> **Input for this task**:
□ □ □ □

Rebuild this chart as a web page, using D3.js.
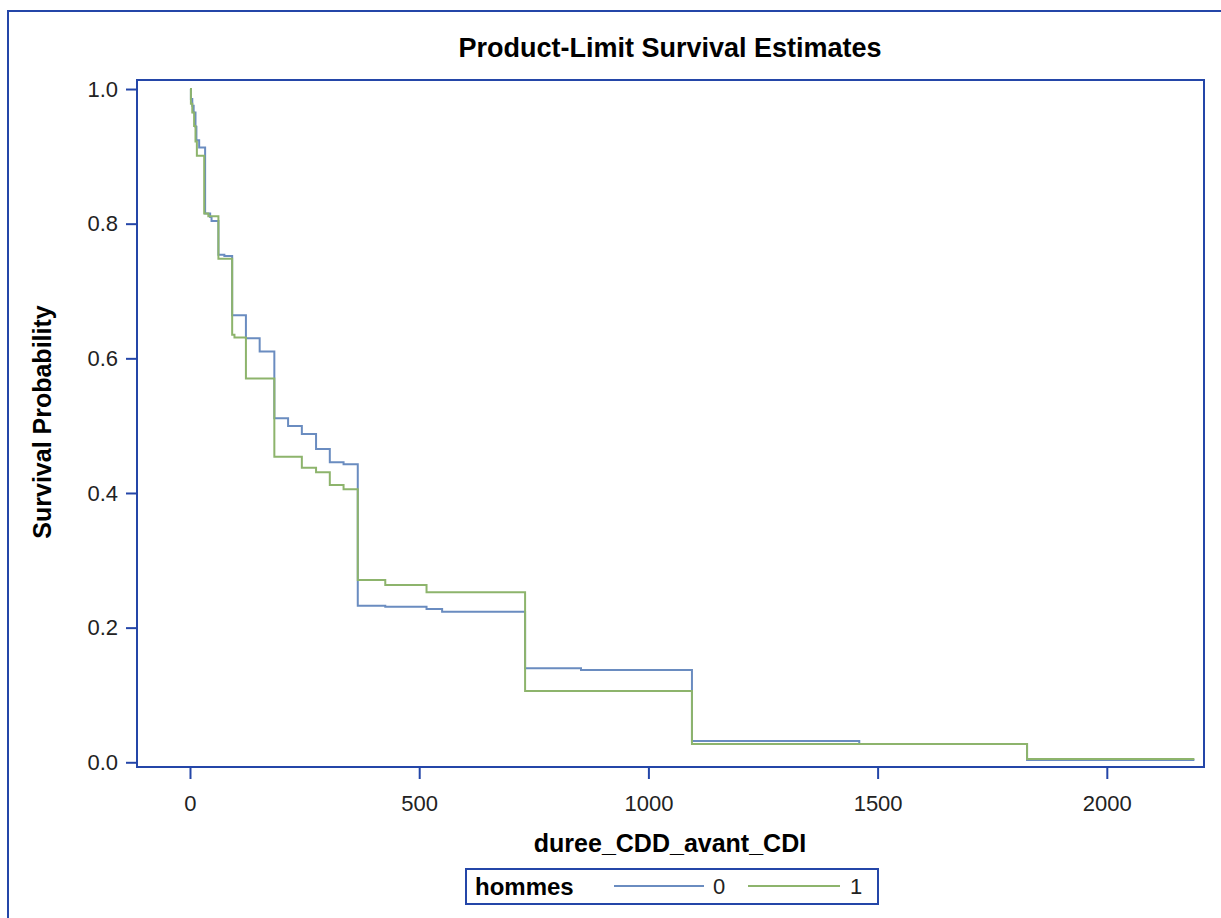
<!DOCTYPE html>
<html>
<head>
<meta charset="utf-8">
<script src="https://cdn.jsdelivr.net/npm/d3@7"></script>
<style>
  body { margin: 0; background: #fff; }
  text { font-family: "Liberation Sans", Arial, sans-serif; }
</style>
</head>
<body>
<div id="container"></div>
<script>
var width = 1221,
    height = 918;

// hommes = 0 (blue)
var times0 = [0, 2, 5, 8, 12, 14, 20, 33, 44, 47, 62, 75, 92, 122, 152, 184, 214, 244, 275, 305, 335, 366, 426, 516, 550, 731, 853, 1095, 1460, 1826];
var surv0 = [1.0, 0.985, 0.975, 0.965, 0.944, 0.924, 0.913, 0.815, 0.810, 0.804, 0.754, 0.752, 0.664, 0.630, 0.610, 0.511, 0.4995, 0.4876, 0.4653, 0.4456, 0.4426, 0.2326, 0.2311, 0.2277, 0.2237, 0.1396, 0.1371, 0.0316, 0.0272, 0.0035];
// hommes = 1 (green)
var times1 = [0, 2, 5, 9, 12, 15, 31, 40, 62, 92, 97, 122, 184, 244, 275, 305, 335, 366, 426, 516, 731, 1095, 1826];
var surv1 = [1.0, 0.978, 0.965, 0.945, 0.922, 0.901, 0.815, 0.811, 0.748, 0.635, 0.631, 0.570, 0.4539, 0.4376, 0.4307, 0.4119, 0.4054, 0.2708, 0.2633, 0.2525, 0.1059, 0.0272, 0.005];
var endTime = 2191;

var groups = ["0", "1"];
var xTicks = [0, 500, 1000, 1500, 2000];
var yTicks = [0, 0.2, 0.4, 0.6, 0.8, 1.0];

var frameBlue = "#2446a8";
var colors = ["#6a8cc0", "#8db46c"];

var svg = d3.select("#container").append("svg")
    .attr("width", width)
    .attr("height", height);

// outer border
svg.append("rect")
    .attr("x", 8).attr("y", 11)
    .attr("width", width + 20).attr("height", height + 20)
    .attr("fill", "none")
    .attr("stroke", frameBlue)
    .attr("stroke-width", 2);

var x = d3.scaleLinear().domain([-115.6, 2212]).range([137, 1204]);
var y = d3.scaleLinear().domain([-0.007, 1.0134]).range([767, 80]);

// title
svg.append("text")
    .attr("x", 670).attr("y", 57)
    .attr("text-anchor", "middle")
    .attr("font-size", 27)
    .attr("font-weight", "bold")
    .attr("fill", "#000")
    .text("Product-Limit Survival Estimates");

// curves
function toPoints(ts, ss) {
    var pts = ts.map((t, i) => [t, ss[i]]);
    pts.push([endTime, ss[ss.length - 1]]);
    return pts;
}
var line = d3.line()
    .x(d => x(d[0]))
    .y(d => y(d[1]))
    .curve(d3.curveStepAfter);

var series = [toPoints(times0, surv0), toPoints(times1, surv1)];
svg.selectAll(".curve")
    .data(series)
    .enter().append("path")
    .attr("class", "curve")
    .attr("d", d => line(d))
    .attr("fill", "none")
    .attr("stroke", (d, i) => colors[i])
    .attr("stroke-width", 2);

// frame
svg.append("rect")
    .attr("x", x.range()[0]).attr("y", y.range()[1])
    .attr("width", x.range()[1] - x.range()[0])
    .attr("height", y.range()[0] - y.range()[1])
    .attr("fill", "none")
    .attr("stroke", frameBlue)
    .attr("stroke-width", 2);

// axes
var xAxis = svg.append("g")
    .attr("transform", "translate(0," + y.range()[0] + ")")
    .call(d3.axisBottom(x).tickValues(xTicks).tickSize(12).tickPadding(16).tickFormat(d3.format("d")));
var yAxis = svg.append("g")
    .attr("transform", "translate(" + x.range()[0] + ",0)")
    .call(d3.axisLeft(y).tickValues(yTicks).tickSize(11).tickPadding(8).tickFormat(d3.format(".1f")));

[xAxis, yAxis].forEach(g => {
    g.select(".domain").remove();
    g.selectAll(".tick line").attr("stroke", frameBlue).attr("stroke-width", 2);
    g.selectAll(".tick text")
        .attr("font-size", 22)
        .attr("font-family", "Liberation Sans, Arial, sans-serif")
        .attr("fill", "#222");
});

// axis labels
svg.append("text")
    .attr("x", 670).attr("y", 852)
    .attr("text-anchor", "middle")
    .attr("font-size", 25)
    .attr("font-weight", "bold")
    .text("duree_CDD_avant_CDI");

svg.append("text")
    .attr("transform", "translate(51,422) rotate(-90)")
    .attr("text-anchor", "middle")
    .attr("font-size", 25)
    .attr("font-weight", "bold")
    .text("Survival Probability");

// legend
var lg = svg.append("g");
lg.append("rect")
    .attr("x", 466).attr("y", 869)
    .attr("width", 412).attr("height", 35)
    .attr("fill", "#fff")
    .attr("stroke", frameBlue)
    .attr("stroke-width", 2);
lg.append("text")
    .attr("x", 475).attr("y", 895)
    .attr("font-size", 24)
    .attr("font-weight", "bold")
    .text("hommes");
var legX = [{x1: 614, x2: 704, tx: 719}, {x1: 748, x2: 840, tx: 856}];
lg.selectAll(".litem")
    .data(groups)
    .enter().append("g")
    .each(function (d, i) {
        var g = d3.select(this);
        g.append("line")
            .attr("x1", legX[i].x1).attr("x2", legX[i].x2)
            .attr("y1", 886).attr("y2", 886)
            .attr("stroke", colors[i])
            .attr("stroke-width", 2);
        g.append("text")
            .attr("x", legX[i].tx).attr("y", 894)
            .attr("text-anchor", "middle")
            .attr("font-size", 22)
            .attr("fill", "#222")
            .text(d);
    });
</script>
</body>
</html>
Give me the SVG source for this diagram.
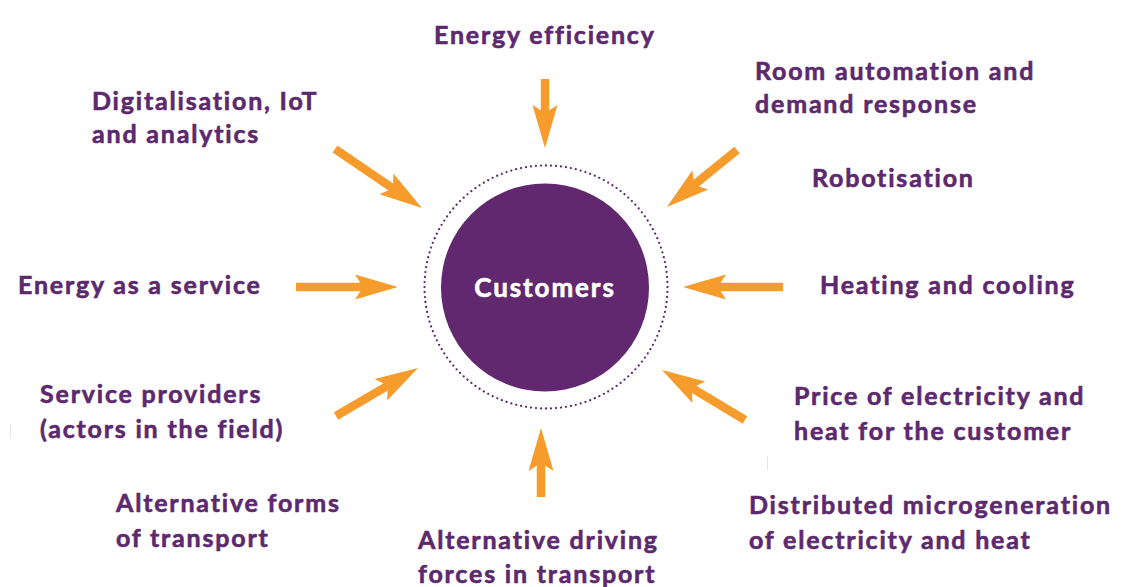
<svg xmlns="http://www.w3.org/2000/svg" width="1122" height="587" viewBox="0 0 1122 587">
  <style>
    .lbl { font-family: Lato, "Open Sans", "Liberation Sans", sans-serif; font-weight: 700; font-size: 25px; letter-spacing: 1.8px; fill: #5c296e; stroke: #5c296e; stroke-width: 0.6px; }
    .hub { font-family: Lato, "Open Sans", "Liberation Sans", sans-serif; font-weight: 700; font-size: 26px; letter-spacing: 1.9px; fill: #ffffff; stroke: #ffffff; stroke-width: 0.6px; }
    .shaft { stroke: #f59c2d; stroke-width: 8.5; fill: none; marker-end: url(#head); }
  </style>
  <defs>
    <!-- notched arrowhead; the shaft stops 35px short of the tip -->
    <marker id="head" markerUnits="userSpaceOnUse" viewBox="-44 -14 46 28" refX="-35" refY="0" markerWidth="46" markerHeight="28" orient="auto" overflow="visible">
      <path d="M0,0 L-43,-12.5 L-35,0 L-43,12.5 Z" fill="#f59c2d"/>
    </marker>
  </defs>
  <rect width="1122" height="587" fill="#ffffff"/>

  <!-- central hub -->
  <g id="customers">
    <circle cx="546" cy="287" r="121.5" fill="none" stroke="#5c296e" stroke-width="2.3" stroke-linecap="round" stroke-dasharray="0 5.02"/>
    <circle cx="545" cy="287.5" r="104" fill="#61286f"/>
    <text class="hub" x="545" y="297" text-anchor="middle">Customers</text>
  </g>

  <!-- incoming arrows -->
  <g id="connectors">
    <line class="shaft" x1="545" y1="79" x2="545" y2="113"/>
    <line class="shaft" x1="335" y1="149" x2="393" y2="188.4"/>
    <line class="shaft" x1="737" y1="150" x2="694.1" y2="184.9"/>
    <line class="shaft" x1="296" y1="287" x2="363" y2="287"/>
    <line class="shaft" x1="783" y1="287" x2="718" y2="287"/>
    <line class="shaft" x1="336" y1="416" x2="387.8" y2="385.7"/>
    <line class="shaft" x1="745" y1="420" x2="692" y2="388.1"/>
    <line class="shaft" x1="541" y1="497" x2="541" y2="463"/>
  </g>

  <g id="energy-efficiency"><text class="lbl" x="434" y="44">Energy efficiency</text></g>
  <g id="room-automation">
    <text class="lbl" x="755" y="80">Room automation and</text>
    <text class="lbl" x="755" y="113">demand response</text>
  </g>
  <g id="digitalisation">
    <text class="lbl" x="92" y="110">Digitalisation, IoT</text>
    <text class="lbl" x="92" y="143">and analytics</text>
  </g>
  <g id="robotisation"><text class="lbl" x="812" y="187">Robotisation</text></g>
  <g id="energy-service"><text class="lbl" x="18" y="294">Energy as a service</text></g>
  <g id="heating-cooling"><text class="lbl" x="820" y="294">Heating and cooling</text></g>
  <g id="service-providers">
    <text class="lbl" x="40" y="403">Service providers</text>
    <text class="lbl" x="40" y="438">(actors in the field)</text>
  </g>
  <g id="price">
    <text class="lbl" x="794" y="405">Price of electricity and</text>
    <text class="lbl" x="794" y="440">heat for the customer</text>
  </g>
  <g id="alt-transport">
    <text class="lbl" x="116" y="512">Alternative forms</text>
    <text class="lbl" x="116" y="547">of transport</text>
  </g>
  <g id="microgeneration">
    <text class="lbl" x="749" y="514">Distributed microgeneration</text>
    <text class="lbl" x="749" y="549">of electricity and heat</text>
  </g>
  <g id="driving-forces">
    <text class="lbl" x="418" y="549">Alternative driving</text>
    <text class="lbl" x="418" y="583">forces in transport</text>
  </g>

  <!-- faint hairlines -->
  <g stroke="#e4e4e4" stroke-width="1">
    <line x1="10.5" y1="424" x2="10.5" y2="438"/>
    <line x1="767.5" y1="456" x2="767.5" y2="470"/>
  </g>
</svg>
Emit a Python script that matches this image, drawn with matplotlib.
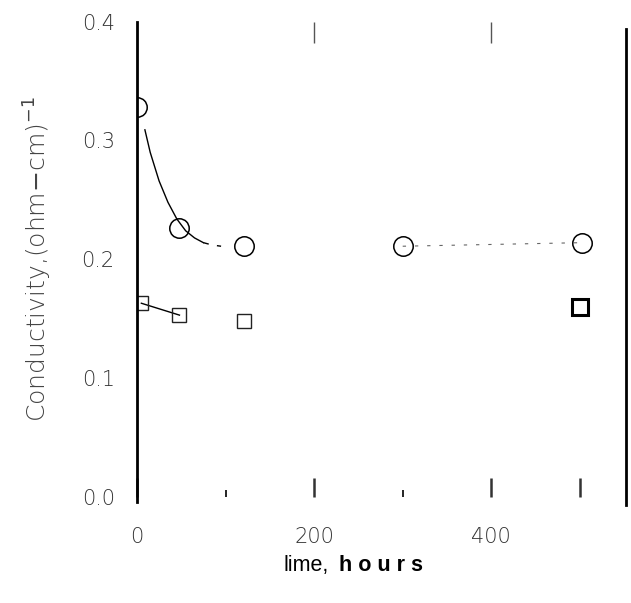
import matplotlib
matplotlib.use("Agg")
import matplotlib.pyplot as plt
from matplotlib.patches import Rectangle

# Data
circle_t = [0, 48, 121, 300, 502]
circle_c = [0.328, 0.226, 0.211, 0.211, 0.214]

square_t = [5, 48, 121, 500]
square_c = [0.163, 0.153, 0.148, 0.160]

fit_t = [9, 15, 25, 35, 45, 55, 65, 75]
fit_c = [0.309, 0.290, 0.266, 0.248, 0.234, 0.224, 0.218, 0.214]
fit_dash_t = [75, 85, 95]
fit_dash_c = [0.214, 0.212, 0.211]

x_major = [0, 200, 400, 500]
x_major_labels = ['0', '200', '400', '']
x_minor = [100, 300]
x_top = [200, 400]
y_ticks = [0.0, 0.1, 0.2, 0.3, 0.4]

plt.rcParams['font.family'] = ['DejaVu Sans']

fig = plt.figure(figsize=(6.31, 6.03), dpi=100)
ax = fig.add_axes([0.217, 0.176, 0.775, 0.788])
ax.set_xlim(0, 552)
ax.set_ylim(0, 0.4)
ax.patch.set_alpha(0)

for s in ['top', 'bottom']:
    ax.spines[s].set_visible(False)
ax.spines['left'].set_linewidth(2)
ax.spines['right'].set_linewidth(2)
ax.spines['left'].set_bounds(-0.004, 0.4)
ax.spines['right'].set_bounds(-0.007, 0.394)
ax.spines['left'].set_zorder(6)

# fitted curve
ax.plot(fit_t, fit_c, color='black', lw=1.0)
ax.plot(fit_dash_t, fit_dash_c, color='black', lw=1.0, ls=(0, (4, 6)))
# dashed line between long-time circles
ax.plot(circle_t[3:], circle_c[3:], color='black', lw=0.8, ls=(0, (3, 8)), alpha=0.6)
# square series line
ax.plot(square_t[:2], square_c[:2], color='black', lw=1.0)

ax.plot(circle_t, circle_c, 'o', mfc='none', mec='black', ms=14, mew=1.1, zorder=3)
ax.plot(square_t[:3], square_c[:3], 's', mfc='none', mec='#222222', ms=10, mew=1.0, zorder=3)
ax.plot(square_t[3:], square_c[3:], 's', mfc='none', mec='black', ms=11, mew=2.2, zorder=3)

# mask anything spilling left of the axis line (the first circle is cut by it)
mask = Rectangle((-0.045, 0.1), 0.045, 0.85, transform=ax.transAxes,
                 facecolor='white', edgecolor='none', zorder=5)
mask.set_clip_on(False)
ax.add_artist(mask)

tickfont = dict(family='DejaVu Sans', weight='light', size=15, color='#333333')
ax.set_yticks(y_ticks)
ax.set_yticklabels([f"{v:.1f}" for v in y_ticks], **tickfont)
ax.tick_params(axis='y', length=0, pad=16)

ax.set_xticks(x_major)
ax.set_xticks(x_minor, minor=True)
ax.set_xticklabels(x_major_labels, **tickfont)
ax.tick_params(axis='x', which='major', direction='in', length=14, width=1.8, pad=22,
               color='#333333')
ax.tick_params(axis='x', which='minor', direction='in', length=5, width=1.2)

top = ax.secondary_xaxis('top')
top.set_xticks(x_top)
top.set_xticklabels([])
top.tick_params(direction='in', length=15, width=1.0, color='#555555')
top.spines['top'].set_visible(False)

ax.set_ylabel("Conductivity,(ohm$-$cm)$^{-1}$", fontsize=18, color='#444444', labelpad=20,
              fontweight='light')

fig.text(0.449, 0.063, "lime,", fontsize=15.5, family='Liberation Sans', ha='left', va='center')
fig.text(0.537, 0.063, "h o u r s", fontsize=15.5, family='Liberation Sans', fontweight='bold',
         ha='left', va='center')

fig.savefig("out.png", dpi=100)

□ □ □ □

> **Task**:
In the listing above, find the line with "Emit a Python" and the line with "ax.plot(square_t[:2], square_c[:2], color='black', lw=1.0)". Copy both of them and every line between, exactly, but not the pictures.

> **Exercise solution**:
Emit a Python script that matches this image, drawn with matplotlib.
import matplotlib
matplotlib.use("Agg")
import matplotlib.pyplot as plt
from matplotlib.patches import Rectangle

# Data
circle_t = [0, 48, 121, 300, 502]
circle_c = [0.328, 0.226, 0.211, 0.211, 0.214]

square_t = [5, 48, 121, 500]
square_c = [0.163, 0.153, 0.148, 0.160]

fit_t = [9, 15, 25, 35, 45, 55, 65, 75]
fit_c = [0.309, 0.290, 0.266, 0.248, 0.234, 0.224, 0.218, 0.214]
fit_dash_t = [75, 85, 95]
fit_dash_c = [0.214, 0.212, 0.211]

x_major = [0, 200, 400, 500]
x_major_labels = ['0', '200', '400', '']
x_minor = [100, 300]
x_top = [200, 400]
y_ticks = [0.0, 0.1, 0.2, 0.3, 0.4]

plt.rcParams['font.family'] = ['DejaVu Sans']

fig = plt.figure(figsize=(6.31, 6.03), dpi=100)
ax = fig.add_axes([0.217, 0.176, 0.775, 0.788])
ax.set_xlim(0, 552)
ax.set_ylim(0, 0.4)
ax.patch.set_alpha(0)

for s in ['top', 'bottom']:
    ax.spines[s].set_visible(False)
ax.spines['left'].set_linewidth(2)
ax.spines['right'].set_linewidth(2)
ax.spines['left'].set_bounds(-0.004, 0.4)
ax.spines['right'].set_bounds(-0.007, 0.394)
ax.spines['left'].set_zorder(6)

# fitted curve
ax.plot(fit_t, fit_c, color='black', lw=1.0)
ax.plot(fit_dash_t, fit_dash_c, color='black', lw=1.0, ls=(0, (4, 6)))
# dashed line between long-time circles
ax.plot(circle_t[3:], circle_c[3:], color='black', lw=0.8, ls=(0, (3, 8)), alpha=0.6)
# square series line
ax.plot(square_t[:2], square_c[:2], color='black', lw=1.0)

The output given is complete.